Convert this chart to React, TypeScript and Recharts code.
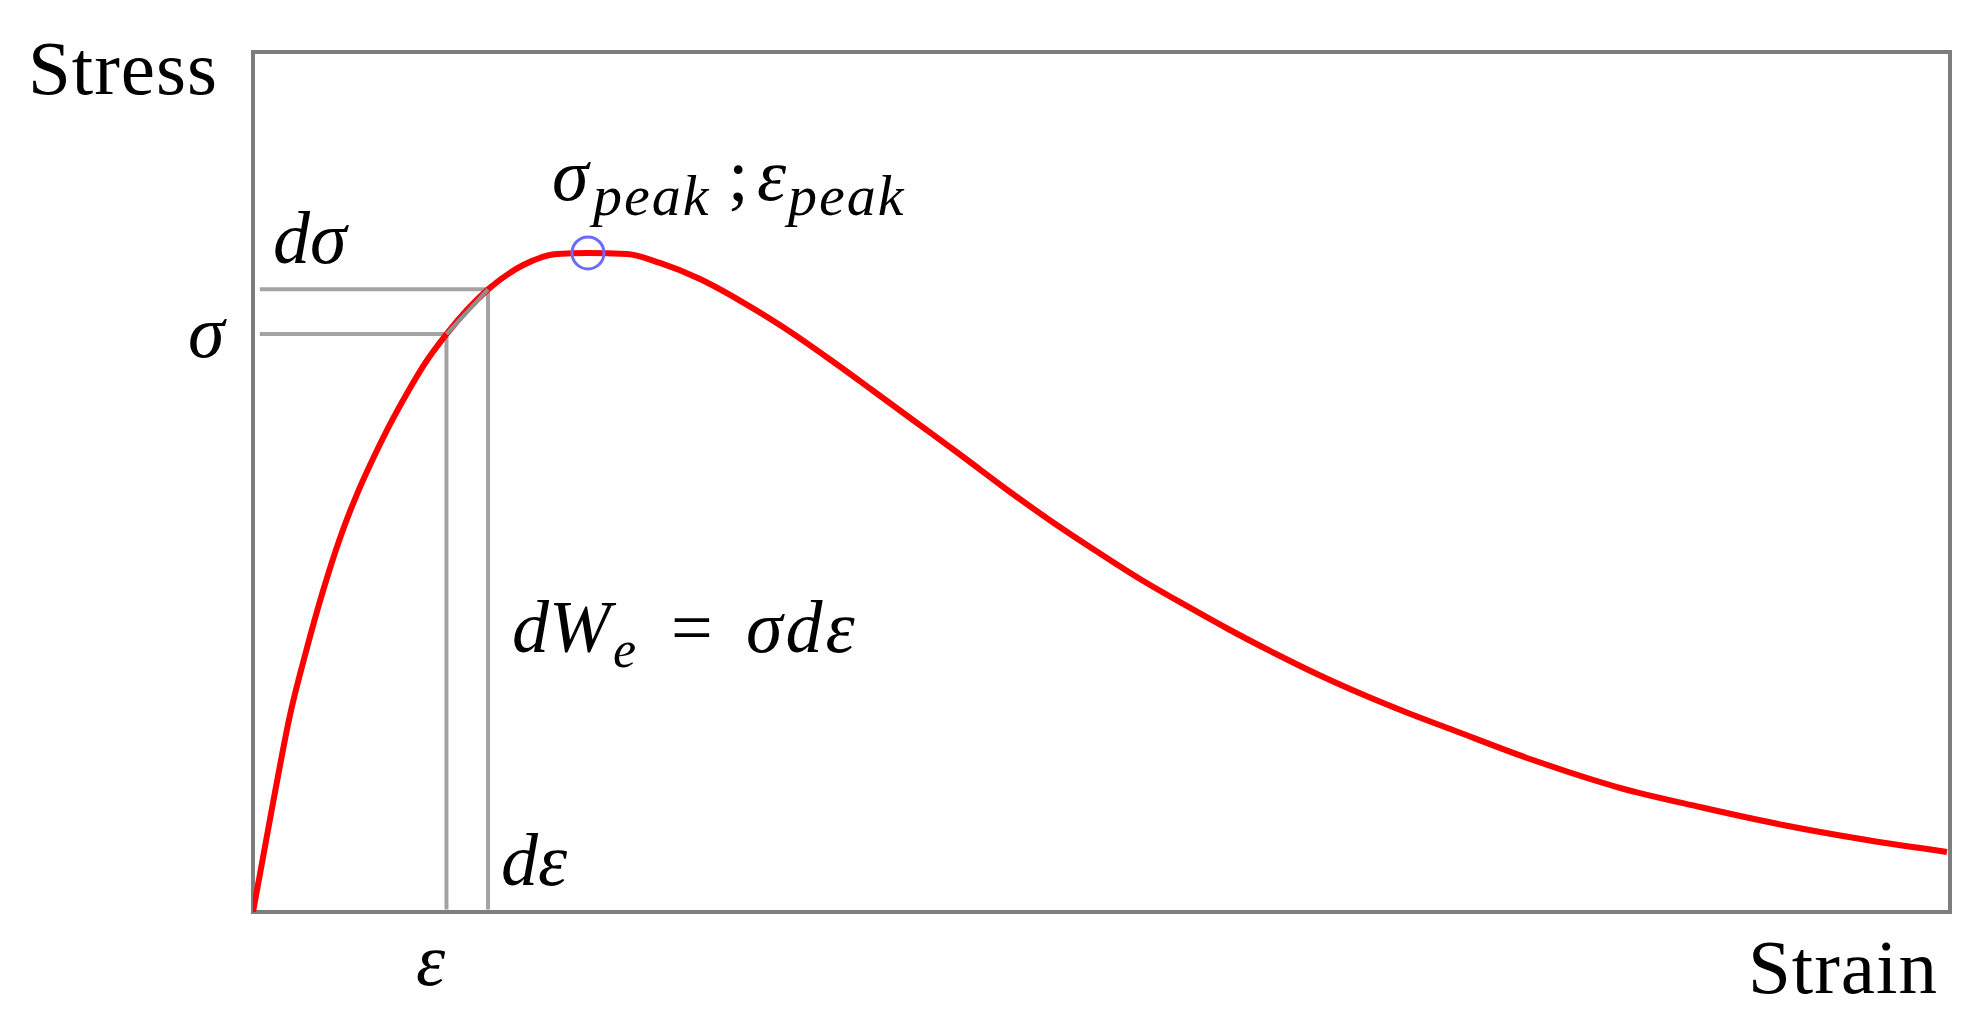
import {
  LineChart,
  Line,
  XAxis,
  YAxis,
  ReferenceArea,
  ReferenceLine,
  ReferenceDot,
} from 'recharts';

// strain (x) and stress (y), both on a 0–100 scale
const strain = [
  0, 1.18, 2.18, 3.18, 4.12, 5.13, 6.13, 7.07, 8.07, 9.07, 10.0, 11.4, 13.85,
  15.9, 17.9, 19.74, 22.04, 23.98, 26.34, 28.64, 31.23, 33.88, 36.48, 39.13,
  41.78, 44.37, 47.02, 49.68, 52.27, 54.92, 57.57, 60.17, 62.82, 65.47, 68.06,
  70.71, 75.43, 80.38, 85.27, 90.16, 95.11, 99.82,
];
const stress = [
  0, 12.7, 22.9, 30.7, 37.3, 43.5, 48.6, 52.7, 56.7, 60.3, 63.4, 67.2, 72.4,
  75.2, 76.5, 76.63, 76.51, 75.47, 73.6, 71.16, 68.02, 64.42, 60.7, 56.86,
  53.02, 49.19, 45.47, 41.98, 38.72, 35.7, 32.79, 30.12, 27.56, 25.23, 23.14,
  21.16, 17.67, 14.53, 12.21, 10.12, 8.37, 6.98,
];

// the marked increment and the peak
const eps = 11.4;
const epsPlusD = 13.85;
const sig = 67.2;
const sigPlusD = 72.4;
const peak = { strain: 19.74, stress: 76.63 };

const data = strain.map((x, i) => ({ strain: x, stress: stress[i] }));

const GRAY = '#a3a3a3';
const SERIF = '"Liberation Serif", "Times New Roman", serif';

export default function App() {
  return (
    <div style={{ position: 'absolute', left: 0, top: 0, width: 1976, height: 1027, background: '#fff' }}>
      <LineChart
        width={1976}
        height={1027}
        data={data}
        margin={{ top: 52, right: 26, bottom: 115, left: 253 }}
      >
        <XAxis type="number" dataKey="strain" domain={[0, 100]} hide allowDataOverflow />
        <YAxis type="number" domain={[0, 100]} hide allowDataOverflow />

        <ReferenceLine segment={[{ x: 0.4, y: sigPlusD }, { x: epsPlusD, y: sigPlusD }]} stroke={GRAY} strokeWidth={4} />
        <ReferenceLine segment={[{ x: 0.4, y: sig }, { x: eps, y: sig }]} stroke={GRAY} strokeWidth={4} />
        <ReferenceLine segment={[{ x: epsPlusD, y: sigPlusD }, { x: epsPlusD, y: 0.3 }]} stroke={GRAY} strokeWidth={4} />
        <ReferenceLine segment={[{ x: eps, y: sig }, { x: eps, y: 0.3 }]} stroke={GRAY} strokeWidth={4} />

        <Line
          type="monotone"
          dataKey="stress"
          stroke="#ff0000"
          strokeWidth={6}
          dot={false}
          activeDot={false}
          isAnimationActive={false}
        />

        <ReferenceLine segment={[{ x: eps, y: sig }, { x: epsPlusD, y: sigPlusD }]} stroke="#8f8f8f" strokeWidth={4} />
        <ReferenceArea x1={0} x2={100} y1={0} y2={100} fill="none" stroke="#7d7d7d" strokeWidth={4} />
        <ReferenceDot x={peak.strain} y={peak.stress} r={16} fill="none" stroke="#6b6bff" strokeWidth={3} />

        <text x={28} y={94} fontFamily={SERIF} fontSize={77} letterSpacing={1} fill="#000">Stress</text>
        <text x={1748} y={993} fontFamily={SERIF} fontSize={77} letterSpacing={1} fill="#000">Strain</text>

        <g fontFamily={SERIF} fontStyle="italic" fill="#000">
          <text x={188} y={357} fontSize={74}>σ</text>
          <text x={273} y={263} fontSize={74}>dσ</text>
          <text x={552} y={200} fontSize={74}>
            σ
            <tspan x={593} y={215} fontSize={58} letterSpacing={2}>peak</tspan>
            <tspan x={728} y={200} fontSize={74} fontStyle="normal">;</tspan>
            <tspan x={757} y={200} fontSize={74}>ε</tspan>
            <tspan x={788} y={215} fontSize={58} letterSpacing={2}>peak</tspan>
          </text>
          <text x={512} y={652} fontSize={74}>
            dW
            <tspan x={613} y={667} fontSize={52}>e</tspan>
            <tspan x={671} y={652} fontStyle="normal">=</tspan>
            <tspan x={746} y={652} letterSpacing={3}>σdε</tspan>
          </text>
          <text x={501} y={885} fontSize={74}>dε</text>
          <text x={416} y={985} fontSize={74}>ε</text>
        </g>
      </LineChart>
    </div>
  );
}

:::

**Goal**
The pictures should not be reproduced; quote all of the other material exactly.

**Answer below**
Convert this chart to React, TypeScript and Recharts code.
import {
  LineChart,
  Line,
  XAxis,
  YAxis,
  ReferenceArea,
  ReferenceLine,
  ReferenceDot,
} from 'recharts';

// strain (x) and stress (y), both on a 0–100 scale
const strain = [
  0, 1.18, 2.18, 3.18, 4.12, 5.13, 6.13, 7.07, 8.07, 9.07, 10.0, 11.4, 13.85,
  15.9, 17.9, 19.74, 22.04, 23.98, 26.34, 28.64, 31.23, 33.88, 36.48, 39.13,
  41.78, 44.37, 47.02, 49.68, 52.27, 54.92, 57.57, 60.17, 62.82, 65.47, 68.06,
  70.71, 75.43, 80.38, 85.27, 90.16, 95.11, 99.82,
];
const stress = [
  0, 12.7, 22.9, 30.7, 37.3, 43.5, 48.6, 52.7, 56.7, 60.3, 63.4, 67.2, 72.4,
  75.2, 76.5, 76.63, 76.51, 75.47, 73.6, 71.16, 68.02, 64.42, 60.7, 56.86,
  53.02, 49.19, 45.47, 41.98, 38.72, 35.7, 32.79, 30.12, 27.56, 25.23, 23.14,
  21.16, 17.67, 14.53, 12.21, 10.12, 8.37, 6.98,
];

// the marked increment and the peak
const eps = 11.4;
const epsPlusD = 13.85;
const sig = 67.2;
const sigPlusD = 72.4;
const peak = { strain: 19.74, stress: 76.63 };

const data = strain.map((x, i) => ({ strain: x, stress: stress[i] }));

const GRAY = '#a3a3a3';
const SERIF = '"Liberation Serif", "Times New Roman", serif';

export default function App() {
  return (
    <div style={{ position: 'absolute', left: 0, top: 0, width: 1976, height: 1027, background: '#fff' }}>
      <LineChart
        width={1976}
        height={1027}
        data={data}
        margin={{ top: 52, right: 26, bottom: 115, left: 253 }}
      >
        <XAxis type="number" dataKey="strain" domain={[0, 100]} hide allowDataOverflow />
        <YAxis type="number" domain={[0, 100]} hide allowDataOverflow />

        <ReferenceLine segment={[{ x: 0.4, y: sigPlusD }, { x: epsPlusD, y: sigPlusD }]} stroke={GRAY} strokeWidth={4} />
        <ReferenceLine segment={[{ x: 0.4, y: sig }, { x: eps, y: sig }]} stroke={GRAY} strokeWidth={4} />
        <ReferenceLine segment={[{ x: epsPlusD, y: sigPlusD }, { x: epsPlusD, y: 0.3 }]} stroke={GRAY} strokeWidth={4} />
        <ReferenceLine segment={[{ x: eps, y: sig }, { x: eps, y: 0.3 }]} stroke={GRAY} strokeWidth={4} />

        <Line
          type="monotone"
          dataKey="stress"
          stroke="#ff0000"
          strokeWidth={6}
          dot={false}
          activeDot={false}
          isAnimationActive={false}
        />

        <ReferenceLine segment={[{ x: eps, y: sig }, { x: epsPlusD, y: sigPlusD }]} stroke="#8f8f8f" strokeWidth={4} />
        <ReferenceArea x1={0} x2={100} y1={0} y2={100} fill="none" stroke="#7d7d7d" strokeWidth={4} />
        <ReferenceDot x={peak.strain} y={peak.stress} r={16} fill="none" stroke="#6b6bff" strokeWidth={3} />

        <text x={28} y={94} fontFamily={SERIF} fontSize={77} letterSpacing={1} fill="#000">Stress</text>
        <text x={1748} y={993} fontFamily={SERIF} fontSize={77} letterSpacing={1} fill="#000">Strain</text>

        <g fontFamily={SERIF} fontStyle="italic" fill="#000">
          <text x={188} y={357} fontSize={74}>σ</text>
          <text x={273} y={263} fontSize={74}>dσ</text>
          <text x={552} y={200} fontSize={74}>
            σ
            <tspan x={593} y={215} fontSize={58} letterSpacing={2}>peak</tspan>
            <tspan x={728} y={200} fontSize={74} fontStyle="normal">;</tspan>
            <tspan x={757} y={200} fontSize={74}>ε</tspan>
            <tspan x={788} y={215} fontSize={58} letterSpacing={2}>peak</tspan>
          </text>
          <text x={512} y={652} fontSize={74}>
            dW
            <tspan x={613} y={667} fontSize={52}>e</tspan>
            <tspan x={671} y={652} fontStyle="normal">=</tspan>
            <tspan x={746} y={652} letterSpacing={3}>σdε</tspan>
          </text>
          <text x={501} y={885} fontSize={74}>dε</text>
          <text x={416} y={985} fontSize={74}>ε</text>
        </g>
      </LineChart>
    </div>
  );
}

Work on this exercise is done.